Tuesday, December 6, 2016

Who's Your Favorite Ruminant?

Every Tuesday in December, I plan to post about a different one of my favorite Christmas specials. Today I’ll start with everyone’s favorite ruminant from 1964.

I wanted to begin the month with this show because it seems that when I was a kid, this was the first Christmas special to air on TV. These poor kids today. They can watch their favorite shows anytime they want, just throw in the DVD or pull it up on Netflix. Maybe that’s part of what’s wrong with the younger generation. No sense of waiting and wondering.

I digress.

So why does “Rudolph the Red-Nosed Reindeer” make my list? For starters, doesn’t it make everyone’s list? We all know the songs. There’s comedy, adventure, romance. And doesn’t everyone always root for the underdog? I’m surprised with so much attention on bullying (and for good reason, don’t get me wrong), that I haven’t heard anything about Rudolph and his friend Hermey being the victims of bullying and what they do to overcome it. (Of course, I do kind of live under a rock, so I miss a lot.)

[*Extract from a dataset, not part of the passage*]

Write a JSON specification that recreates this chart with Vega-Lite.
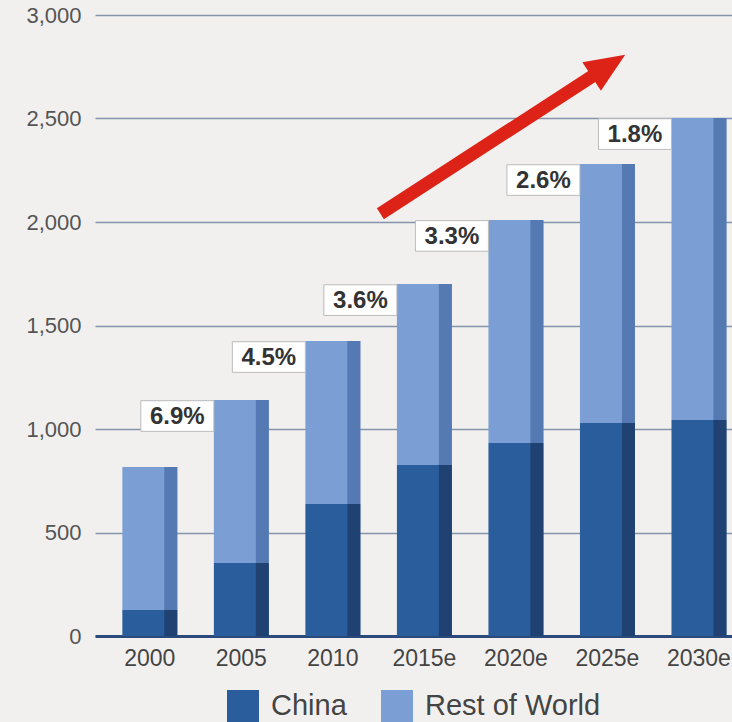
{
  "$schema": "https://vega.github.io/schema/vega-lite/v6.json",
  "width": 637,
  "height": 621,
  "autosize": "none",
  "padding": {"left": 95, "top": 15, "right": 0, "bottom": 86},
  "background": "#f2f0ee",
  "config": {
    "view": {"stroke": null},
    "font": "Liberation Sans",
    "axis": {"labelFont": "Liberation Sans"}
  },
  "datasets": {
    "bars": [
      {"year": "2000", "series": "China", "value": 126},
      {"year": "2000", "series": "Rest of World", "value": 690},
      {"year": "2005", "series": "China", "value": 353},
      {"year": "2005", "series": "Rest of World", "value": 787},
      {"year": "2010", "series": "China", "value": 638},
      {"year": "2010", "series": "Rest of World", "value": 787},
      {"year": "2015e", "series": "China", "value": 826},
      {"year": "2015e", "series": "Rest of World", "value": 874},
      {"year": "2020e", "series": "China", "value": 932},
      {"year": "2020e", "series": "Rest of World", "value": 1078},
      {"year": "2025e", "series": "China", "value": 1029},
      {"year": "2025e", "series": "Rest of World", "value": 1251},
      {"year": "2030e", "series": "China", "value": 1043},
      {"year": "2030e", "series": "Rest of World", "value": 1459}
    ],
    "labels": [
      {"year": "2005", "total": 1140, "label": "6.9%"},
      {"year": "2010", "total": 1425, "label": "4.5%"},
      {"year": "2015e", "total": 1700, "label": "3.6%"},
      {"year": "2020e", "total": 2010, "label": "3.3%"},
      {"year": "2025e", "total": 2280, "label": "2.6%"},
      {"year": "2030e", "total": 2502, "label": "1.8%"}
    ],
    "arrow": [
      {"x": "2015e", "y": 2040, "x2": "2025e", "y2": 2755}
    ]
  },
  "encoding": {
    "x": {
      "field": "year",
      "type": "nominal",
      "sort": ["2000", "2005", "2010", "2015e", "2020e", "2025e", "2030e"],
      "scale": {"type": "band", "paddingInner": 0.4, "paddingOuter": 0.18, "align": 0.83},
      "axis": {
        "title": null,
        "labelAngle": 0,
        "labelFontSize": 23,
        "labelColor": "#444444",
        "labelPadding": 11,
        "ticks": false,
        "domain": true,
        "domainColor": "#2b4a7c",
        "domainWidth": 3
      }
    }
  },
  "layer": [
    {
      "data": {"name": "bars"},
      "mark": {"type": "bar"},
      "encoding": {
        "y": {
          "field": "value",
          "type": "quantitative",
          "stack": "zero",
          "scale": {"domain": [0, 3000], "nice": false},
          "axis": {
            "title": null,
            "values": [0, 500, 1000, 1500, 2000, 2500, 3000],
            "format": ",.0f",
            "labelFontSize": 22,
            "labelColor": "#555555",
            "labelPadding": 14,
            "ticks": false,
            "domain": false,
            "grid": true,
            "gridColor": "#8593ab",
            "gridWidth": 1.5
          }
        },
        "color": {
          "field": "series",
          "type": "nominal",
          "scale": {"domain": ["China", "Rest of World"], "range": ["#2a5d9c", "#7b9fd5"]},
          "legend": {
            "title": null,
            "orient": "none",
            "direction": "horizontal",
            "legendX": 132,
            "legendY": 675,
            "symbolType": "square",
            "symbolSize": 1024,
            "symbolStrokeWidth": 0,
            "labelFontSize": 29,
            "labelColor": "#444444",
            "labelOffset": 12,
            "labelLimit": 400,
            "columnPadding": 34
          }
        },
        "order": {"field": "series", "sort": "ascending"}
      }
    },
    {
      "data": {"name": "bars"},
      "mark": {"type": "bar", "width": 13, "xOffset": 21},
      "encoding": {
        "y": {"field": "value", "type": "quantitative", "stack": "zero"},
        "fill": {
          "field": "series",
          "type": "nominal",
          "scale": {"domain": ["China", "Rest of World"], "range": ["#1f4273", "#5479b3"]},
          "legend": null
        },
        "order": {"field": "series", "sort": "ascending"}
      }
    },
    {
      "data": {"name": "labels"},
      "mark": {
        "type": "point",
        "shape": "M-1,-0.42 L1,-0.42 L1,0.42 L-1,0.42 Z",
        "size": 5329,
        "filled": true,
        "fill": "#ffffff",
        "stroke": "#bbbbbb",
        "strokeWidth": 1,
        "opacity": 1,
        "xOffset": -64,
        "yOffset": 16
      },
      "encoding": {
        "y": {"field": "total", "type": "quantitative"}
      }
    },
    {
      "data": {"name": "labels"},
      "mark": {
        "type": "text",
        "fontWeight": "bold",
        "fontSize": 24,
        "color": "#333333",
        "align": "center",
        "baseline": "middle",
        "xOffset": -64,
        "yOffset": 17
      },
      "encoding": {
        "y": {"field": "total", "type": "quantitative"},
        "text": {"field": "label"}
      }
    },
    {
      "data": {"name": "arrow"},
      "mark": {"type": "rule", "color": "#dd2218", "strokeWidth": 13, "xOffset": -44, "x2Offset": 1},
      "encoding": {
        "x": {"field": "x", "type": "nominal"},
        "x2": {"field": "x2"},
        "y": {"field": "y", "type": "quantitative"},
        "y2": {"field": "y2"}
      }
    },
    {
      "data": {"name": "arrow"},
      "mark": {
        "type": "point",
        "shape": "M1,0 L-1,-0.85 L-1,0.85 Z",
        "size": 1600,
        "filled": true,
        "fill": "#dd2218",
        "opacity": 1,
        "angle": -33,
        "xOffset": 1
      },
      "encoding": {
        "x": {"field": "x2", "type": "nominal"},
        "y": {"field": "y2", "type": "quantitative"}
      }
    }
  ]
}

But then there’s that final scene. Rudolph is hitched to the front of the sleigh. He has saved Christmas. Everyone’s happy. Everyone except a dolly for Sue, Charlie in the Box and the train with square wheels. In fact I just read on some website of 10 facts you didn’t know about Rudolph the Red-Nosed Reindeer that in the original broadcast they never showed what happened to the misfit toys. But there was such an outrage by young viewers, that the following year the producers added that scene with the iconic line from Dolly, “I haven’t any dreams left to dream.”

To which I say, you always have a dream and you have to keep dreaming it. Someday it will come true. It did for the misfit toys and it will for anyone who doesn’t give up.

That’s why Rudolph stands the test of time in my book, and not just because it is the longest running holiday special ever.